_DIRECTIONS_: Gather from the material every line that contains the string "this".

>> Start

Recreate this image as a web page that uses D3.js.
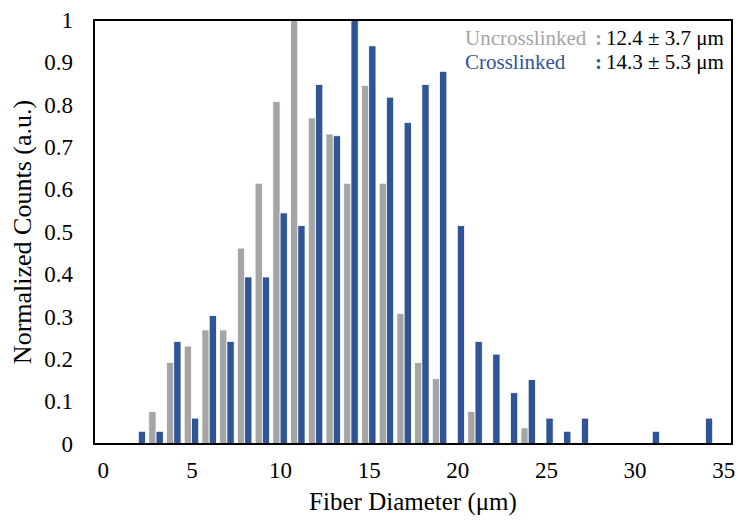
<!DOCTYPE html>
<html>
<head>
<meta charset="utf-8">
<script src="https://cdn.jsdelivr.net/npm/d3@7"></script>
<style>
  html, body { margin: 0; padding: 0; background: #fff; }
  svg { display: block; }
  text { font-family: "Liberation Serif", "Times New Roman", serif; }
</style>
</head>
<body>
<svg id="chart" width="738" height="525"></svg>
<script>
// Bin centers (µm)
const uncrosslinkedBins = [3,4,5,6,7,8,9,10,11,12,13,14,15,16,17,18,19,20,21,22,23,24];
const uncrosslinkedValues = [0.077,0.192,0.231,0.269,0.269,0.462,0.615,0.808,1.000,0.769,0.731,0.615,0.846,0.615,0.308,0.192,0.154,0,0.077,0,0,0.038];

const crosslinkedBins = [2,3,4,5,6,7,8,9,10,11,12,13,14,15,16,17,18,19,20,21,22,23,24,25,26,27,28,29,30,31,32,33,34];
const crosslinkedValues = [0.030,0.030,0.242,0.061,0.303,0.242,0.394,0.394,0.545,0.515,0.848,0.727,1.000,0.939,0.818,0.758,0.848,0.879,0.515,0.242,0.212,0.121,0.152,0.061,0.030,0.061,0,0,0,0.030,0,0,0.061];

const xTicks = [0,5,10,15,20,25,30,35];
const yTicks = [0,0.1,0.2,0.3,0.4,0.5,0.6,0.7,0.8,0.9,1];

const legendNames = ["Uncrosslinked", "Crosslinked"];
const legendStats = ["12.4 ± 3.7 μm", "14.3 ± 5.3 μm"];

const colors = { gray: "#A5A5A5", blue: "#2F5597" };

const svg = d3.select("#chart");
const L = 94, R = 732, T = 20, B = 444;

const x = d3.scaleLinear().domain([-0.5, 35.5]).range([L, R]);
const y = d3.scaleLinear().domain([0, 1]).range([B, T]);
const bw = x(0.41) - x(0);

// bars
const g = svg.append("g");
g.selectAll("rect.unc")
  .data(uncrosslinkedBins.map((b, i) => ({b, v: uncrosslinkedValues[i]})).filter(d => d.v > 0))
  .join("rect")
  .attr("class", "unc")
  .attr("x", d => x(d.b) - bw)
  .attr("width", bw)
  .attr("y", d => y(d.v))
  .attr("height", d => y(0) - y(d.v))
  .attr("fill", colors.gray)
  .attr("stroke", "#fff")
  .attr("stroke-width", 0.8);

g.selectAll("rect.cro")
  .data(crosslinkedBins.map((b, i) => ({b, v: crosslinkedValues[i]})).filter(d => d.v > 0))
  .join("rect")
  .attr("class", "cro")
  .attr("x", d => x(d.b))
  .attr("width", bw)
  .attr("y", d => y(d.v))
  .attr("height", d => y(0) - y(d.v))
  .attr("fill", colors.blue)
  .attr("stroke", "#fff")
  .attr("stroke-width", 0.8);

// frame
svg.append("rect")
  .attr("x", L).attr("y", T)
  .attr("width", R - L).attr("height", B - T)
  .attr("fill", "none")
  .attr("stroke", "#000")
  .attr("stroke-width", 2);

// axes (labels only)
const xAxis = d3.axisBottom(x).tickValues(xTicks).tickSize(0).tickPadding(18);
const xg = svg.append("g").attr("transform", `translate(0,${B})`).call(xAxis);
xg.select(".domain").remove();
xg.selectAll("text").attr("font-size", 23).attr("fill", "#000")
  .style("font-family", "'Liberation Serif', serif");

const yAxis = d3.axisLeft(y).tickValues(yTicks).tickSize(0).tickPadding(21).tickFormat(d => d3.format("")(+d.toFixed(1)));
const yg = svg.append("g").attr("transform", `translate(${L},0)`).call(yAxis);
yg.select(".domain").remove();
yg.selectAll("text").attr("font-size", 23).attr("fill", "#000")
  .style("font-family", "'Liberation Serif', serif");

// axis titles
svg.append("text")
  .attr("x", (L + R) / 2)
  .attr("y", 510)
  .attr("text-anchor", "middle")
  .attr("font-size", 25)
  .attr("fill", "#000")
  .text("Fiber Diameter (μm)");

svg.append("text")
  .attr("transform", `translate(31,${(T + B) / 2}) rotate(-90)`)
  .attr("text-anchor", "middle")
  .attr("font-size", 26)
  .attr("fill", "#000")
  .text("Normalized Counts (a.u.)");

// legend
const legColors = [colors.gray, colors.blue];
legendNames.forEach((name, i) => {
  const yy = 45 + i * 24;
  svg.append("text").attr("x", 465).attr("y", yy).attr("font-size", 21)
    .attr("fill", legColors[i]).text(name);
  svg.append("text").attr("x", 595).attr("y", yy).attr("font-size", 21)
    .attr("fill", legColors[i]).attr("font-weight", "bold").text(":");
  svg.append("text").attr("x", 606).attr("y", yy).attr("font-size", 21)
    .attr("fill", "#000").text(legendStats[i]);
});
</script>
</body>
</html>
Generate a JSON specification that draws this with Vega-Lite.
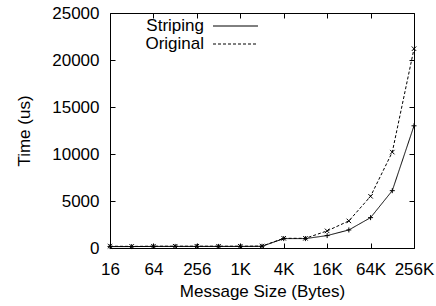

>> End

_TASK SOLUTION_:
Recreate this image as a web page that uses D3.js.
Generate a JSON specification that draws this with Vega-Lite.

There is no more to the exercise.